Para entender o avanço do universo feminino sobre áreas socialmente dominadas por homens, fomos conhecer a história da gasparense Roseleia Schnaider, uma rizicultora de 55 anos que no bairro Barra de Luiz Alves, em Ilhota. Sua relação com a terra não começou por escolha, mas por necessidade. Em uma época em que ajudar a família no campo estava acima dos estudos, Roseleia desenvolveu uma relação íntima com a terra. “Eu e meu irmão dirigimos as máquinas, mas geralmente sou mais eu que fico nessa função. Às vezes ficamos até de noite, para aproveitar o tempo sem chuva”, conta.
O tempo passou e o campo continuou sendo seu destino. Casou-se, não teve filhos, e enquanto muitos foram deixando a agricultura para buscar novas oportunidades em outras áreas, Rose, como é conhecida, não arredou os pés da lavoura. Não por falta de opção, mas porque aprendeu a amar a terra que tanto exigiu dela. “Já tentei trabalhar fora, mexer com comércio, mas não tem jeito.
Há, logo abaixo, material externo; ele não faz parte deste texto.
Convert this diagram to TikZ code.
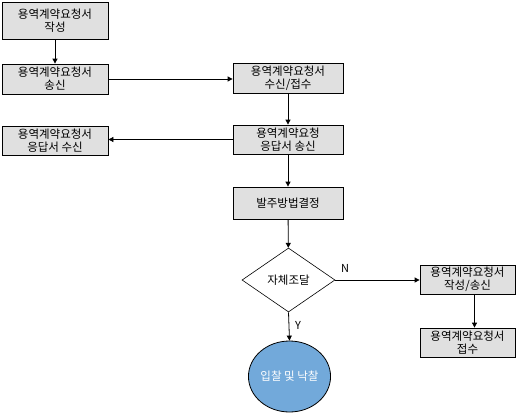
\documentclass[tikz,border=0pt]{standalone}
\usepackage{fontspec}
\setmainfont{Noto Sans CJK KR}
\usetikzlibrary{shapes.geometric,arrows.meta}
\begin{document}
\begin{tikzpicture}[x=1pt,y=-1pt,
  box/.style={draw=black,line width=0.8pt,fill=boxgray,align=center,font=\fontsize{11.5}{13}\selectfont,inner sep=0pt},
  arr/.style={line width=0.8pt,-{Triangle[width=5pt,length=5pt]}},
  lbl/.style={font=\fontsize{11}{12}\selectfont,inner sep=0pt}]
\definecolor{boxgray}{HTML}{E0E0E0}
\definecolor{circblue}{HTML}{72A9DA}
\useasboundingbox (0,0) rectangle (532,415);
\node[box,minimum width=106pt,minimum height=37pt] (b1) at (55,20.5) {용역계약요청서\\작성};
\node[box,minimum width=106pt,minimum height=30pt] (b2) at (55,79) {용역계약요청서\\송신};
\node[box,minimum width=110pt,minimum height=30pt] (b3) at (288,78) {용역계약요청서\\수신/접수};
\node[box,minimum width=110pt,minimum height=29pt] (b4) at (288,139.5) {용역계약요청\\응답서 송신};
\node[box,minimum width=106pt,minimum height=29pt] (b5) at (55,141) {용역계약요청서\\응답서 수신};
\node[box,minimum width=110pt,minimum height=32pt] (b6) at (288,203) {발주방법결정};
\node[draw=black,line width=0.6pt,fill=white,diamond,aspect=1.45,minimum width=93pt,minimum height=64pt,inner sep=0pt,font=\fontsize{11.5}{13}\selectfont] (d) at (288.5,280) {자체조달};
\node[box,minimum width=95pt,minimum height=29pt] (b7) at (467.5,279.5) {용역계약요청서\\작성/송신};
\node[box,minimum width=95pt,minimum height=29pt] (b8) at (467.5,342.5) {용역계약요청서\\접수};
\node[draw=black,line width=0.8pt,fill=circblue,ellipse,minimum width=75pt,minimum height=71pt,inner sep=0pt,text=white,font=\fontsize{11.5}{13}\selectfont] (c) at (289.5,376.5) {입찰 및 낙찰};
\draw[arr] (b1) -- (b2);
\draw[arr] (b2.east) -- (b2.east -| b3.west);
\draw[arr] (b3) -- (b4);
\draw[arr] (b4.west) -- (b4.west -| b5.east);
\draw[arr] (b4) -- (b6);
\draw[arr] (b6) -- (d);
\draw[arr] (d.east) -- (d.east -| b7.west);
\draw[arr] ([xshift=7pt]b7.south) -- ([xshift=7pt]b8.north);
\draw[arr] (d.south) -- (c.north);
\node[lbl] (n) at (345,268) {N};
\node[lbl] (y) at (298,325) {Y};
\end{tikzpicture}
\end{document}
Meu coração pertence ao campo. Aqui, mesmo com todas as dificuldades, é onde me sinto viva”, conta com um sorriso orgulhoso.
A história de Rose é também a de uma luta silenciosa. Quando começou a trabalhar na lavoura, tudo era feito manualmente. As enxadas golpeavam a terra dura, os cavalos ajudavam a carregar os feixes de arroz e a colheita era uma atividade que demandava esforço físico extremo, deixando marcas na pele dos agricultores. Com o tempo, vieram as máquinas, e com elas, uma nova barreira para as mulheres: o preconceito. “Muita gente ainda torce o nariz quando vê uma mulher operando uma colheitadeira. Mas meu pai me ensinou, e quando vi, já estava no comando e vi que era uma tarefa fácil. Hoje, é uma das coisas que mais gosto de fazer”, diz, com brilho nos olhos.
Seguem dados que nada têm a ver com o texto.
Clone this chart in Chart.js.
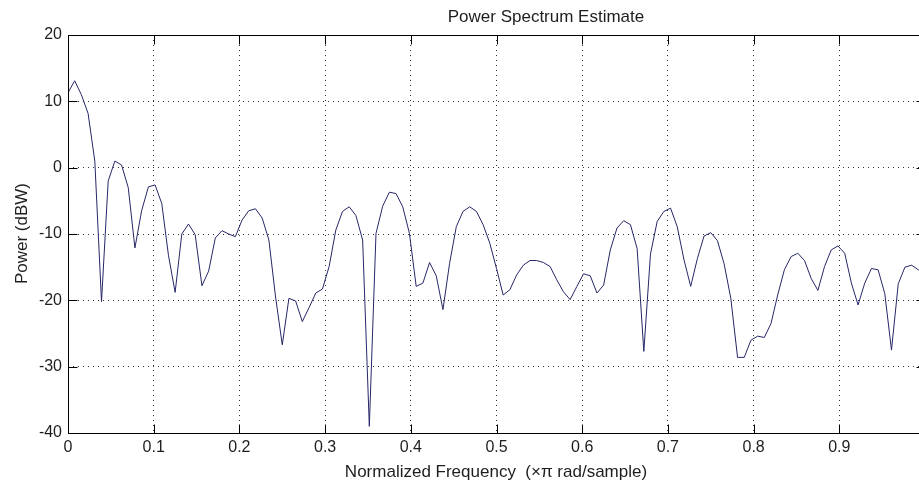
<!DOCTYPE html>
<html>
<head>
<meta charset="utf-8">
<title>Power Spectrum Estimate</title>
<script src="https://cdn.jsdelivr.net/npm/chart.js@4/dist/chart.umd.min.js"></script>
<style>
  html, body { margin: 0; padding: 0; background: #fff; overflow: hidden; }
  #wrap { width: 940px; height: 485px; }
</style>
</head>
<body>
<div id="wrap"><canvas id="psd"></canvas></div>
<script>
// Normalized frequency (x pi rad/sample), 129 bins
var freq = [0, .0078, .0156, .0234, .0313, .0391, .0469, .0547, .0625, .0703, .0781, .0859, .0938, .1016, .1094, .1172,
  .125, .1328, .1406, .1484, .1563, .1641, .1719, .1797, .1875, .1953, .2031, .2109, .2188, .2266, .2344, .2422,
  .25, .2578, .2656, .2734, .2813, .2891, .2969, .3047, .3125, .3203, .3281, .3359, .3438, .3516, .3594, .3672,
  .375, .3828, .3906, .3984, .4063, .4141, .4219, .4297, .4375, .4453, .4531, .4609, .4688, .4766, .4844, .4922,
  .5, .5078, .5156, .5234, .5313, .5391, .5469, .5547, .5625, .5703, .5781, .5859, .5938, .6016, .6094, .6172,
  .625, .6328, .6406, .6484, .6563, .6641, .6719, .6797, .6875, .6953, .7031, .7109, .7188, .7266, .7344, .7422,
  .75, .7578, .7656, .7734, .7813, .7891, .7969, .8047, .8125, .8203, .8281, .8359, .8438, .8516, .8594, .8672,
  .875, .8828, .8906, .8984, .9063, .9141, .9219, .9297, .9375, .9453, .9531, .9609, .9688, .9766, .9844, .9922, 1];

// Power (dBW)
var power = [11.3, 13.1, 11.0, 8.2, 1.0, -20.2, -2.0, 1.0, 0.4, -3.0, -12.1, -6.5, -2.9, -2.6, -5.4, -13.2,
  -18.8, -10.0, -8.5, -10.1, -17.8, -15.6, -10.6, -9.5, -10.0, -10.4, -7.9, -6.5, -6.2, -7.6, -10.9, -19.5,
  -26.7, -19.7, -20.1, -23.2, -21.1, -18.9, -18.3, -14.9, -9.4, -6.6, -5.9, -7.2, -10.9, -39.0, -9.9, -5.8,
  -3.7, -3.9, -5.9, -9.9, -17.9, -17.4, -14.3, -16.3, -21.4, -14.4, -8.9, -6.6, -5.9, -6.6, -8.6, -11.4,
  -15.2, -19.2, -18.4, -16.2, -14.7, -14.0, -14.0, -14.3, -14.9, -16.9, -18.7, -19.9, -17.9, -16.0, -16.3, -18.9,
  -17.7, -12.4, -9.1, -8.0, -8.6, -12.2, -27.7, -13.0, -8.1, -6.6, -6.1, -8.9, -13.9, -17.9, -13.7, -10.3,
  -9.8, -11.0, -14.5, -19.7, -28.6, -28.6, -26.0, -25.4, -25.6, -23.5, -19.2, -15.4, -13.4, -12.9, -14.0, -16.7,
  -18.5, -14.9, -12.4, -11.8, -12.9, -17.4, -20.7, -17.4, -15.2, -15.4, -19.0, -27.5, -17.5, -15.0, -14.7, -15.4, -16.0];

var xTicks = [0, 0.1, 0.2, 0.3, 0.4, 0.5, 0.6, 0.7, 0.8, 0.9, 1];
var yTicks = [-40, -30, -20, -10, 0, 10, 20];

var titleText = 'Power Spectrum Estimate';
var xTitle = 'Normalized Frequency  (\u00d7\u03c0 rad/sample)';
var yTitle = 'Power (dBW)';

var font = "'Liberation Sans', Arial, sans-serif";
var textColor = '#1e1e1e';

// points for the line
var points = freq.map(function (f, i) { return { x: f, y: power[i] }; });

// MATLAB style box, inward ticks and labels
var matlabFrame = {
  id: 'matlabFrame',
  afterDraw: function (chart) {
    var ctx = chart.ctx, a = chart.chartArea;
    var xs = chart.scales.x, ys = chart.scales.y;
    var L = Math.round(a.left) + 0.5, R = Math.round(a.right) + 0.5;
    var T = Math.round(a.top) + 0.5, B = Math.round(a.bottom) + 0.5;
    ctx.save();
    ctx.strokeStyle = '#000';
    ctx.lineWidth = 1;
    ctx.strokeRect(L, T, R - L, B - T);
    ctx.beginPath();
    xTicks.forEach(function (v) {
      var p = Math.round(xs.getPixelForValue(v)) + 0.5;
      ctx.moveTo(p, B); ctx.lineTo(p, B - 9);
      ctx.moveTo(p, T); ctx.lineTo(p, T + 9);
    });
    yTicks.forEach(function (v) {
      var p = Math.round(ys.getPixelForValue(v)) + 0.5;
      ctx.moveTo(L, p); ctx.lineTo(L + 9, p);
      ctx.moveTo(R, p); ctx.lineTo(R - 9, p);
    });
    ctx.stroke();

    ctx.fillStyle = textColor;
    ctx.font = '17px ' + font;
    ctx.textAlign = 'center';
    ctx.textBaseline = 'alphabetic';
    ctx.fillText(titleText, 546, 21.5);
    ctx.fillText(xTitle, 496, 477);
    ctx.translate(26.5, 233.5);
    ctx.rotate(-Math.PI / 2);
    ctx.fillText(yTitle, 0, 0);
    ctx.restore();
  }
};

var ctx = document.getElementById('psd').getContext('2d');
var psdChart = new Chart(ctx, {
  type: 'line',
  data: {
    datasets: [{
      data: points,
      borderColor: '#262668',
      borderWidth: 1,
      pointRadius: 0,
      tension: 0,
      fill: false
    }]
  },
  options: {
    responsive: true,
    maintainAspectRatio: false,
    animation: false,
    layout: { padding: { top: 35, right: 15, left: 0, bottom: 0 } },
    plugins: {
      legend: { display: false },
      tooltip: { enabled: false }
    },
    scales: {
      x: {
        type: 'linear',
        min: 0,
        max: 1,
        afterFit: function (s) { s.height = 52; },
        afterBuildTicks: function (s) { s.ticks = xTicks.map(function (v) { return { value: v }; }); },
        grid: { color: 'rgba(0,0,0,0.8)', lineWidth: 1, drawTicks: false, borderDash: [1, 4] },
        border: { display: false, dash: [1, 4] },
        ticks: {
          padding: 5,
          maxRotation: 0,
          autoSkip: false,
          color: textColor,
          font: { family: font, size: 16 },
          callback: function (v) { return String(+Number(v).toFixed(1)); }
        }
      },
      y: {
        type: 'linear',
        min: -40,
        max: 20,
        afterFit: function (s) { s.width = 68; },
        afterBuildTicks: function (s) { s.ticks = yTicks.map(function (v) { return { value: v }; }); },
        grid: { color: 'rgba(0,0,0,0.8)', lineWidth: 1, drawTicks: false, borderDash: [1, 4] },
        border: { display: false, dash: [1, 4] },
        ticks: {
          padding: 6,
          autoSkip: false,
          color: textColor,
          font: { family: font, size: 16 },
          callback: function (v) { return String(v); }
        }
      }
    }
  },
  plugins: [matlabFrame]
});
</script>
</body>
</html>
Atualmente, Rose e seu irmão cuidam da propriedade de 52 hectares, às margens da Rodovia Jorge Lacerda (SC-412) que ainda pertence aos pais, onde cultivam arroz irrigado. Entre uma safra e outra, eles aproveitam para plantar milho, garantindo que a terra nunca fique parada. A rotina começa cedo, muitas vezes antes do amanhecer, e só termina quando a última máquina é desligada. “Tem dias que a gente colhe até à noite, porque precisamos aproveitar o tempo sem chuva. O trabalho nunca acaba, mas eu não saberia viver de outro jeito”, admite Rose.
Ser mulher no campo é um desafio constante. Segundo o IBGE, as mulheres representam 40% da força de trabalho na agricultura, mas ainda são minoria na gestão de propriedades e no uso de máquinas agrícolas. Rose, no entanto, nunca se deixou intimidar pelos números ou pelos olhares de estranhamento. “Cada pessoa tem um dom, e eu acredito que esse é o meu. Não vejo problema nenhum em estar aqui, fazendo o que faço. Para mim, é natural”, diz.
Fé em Deus para uma boa safra
O arroz, alimento essencial, passa por vários processos antes de chegar no prato dos brasileiros. Santa Catarina é o segundo maior produtor do país e o primeiro em produtividade. Mas, para quem está na linha de frente, como Rosi, o trabalho vai além dos números. “A gente nunca sabe como vai ser a safra. Se a chuva vem na hora errada, o prejuízo pode ser enorme. Mas todo ano é assim: a gente trabalha e tem fé que vai dar tudo certo”, afirma.
Além de ser uma das poucas mulheres a operar máquinas no campo, Rosi tem uma história curiosa: aos 17 anos, foi princesa do antigo Baile do Arroz, no Gaspar Grande. Hoje, quando perguntada sobre o que sente em ser mulher, sua resposta vem com a serenidade de quem já viveu muito: “Tenho orgulho de ser mulher e de tudo que conquistamos”.
A história de Rosileia Schnaider é um lembrete de que a luta das mulheres não acontece apenas nas cidades, nas empresas ou nos tribunais. Ela está em cada canto do país, nas mãos que plantam, colhem, alimentam e sustentam famílias inteiras. E enquanto houver mulheres como Rosi, a terra continuará a florescer, assim como seus sonhos e conquistas.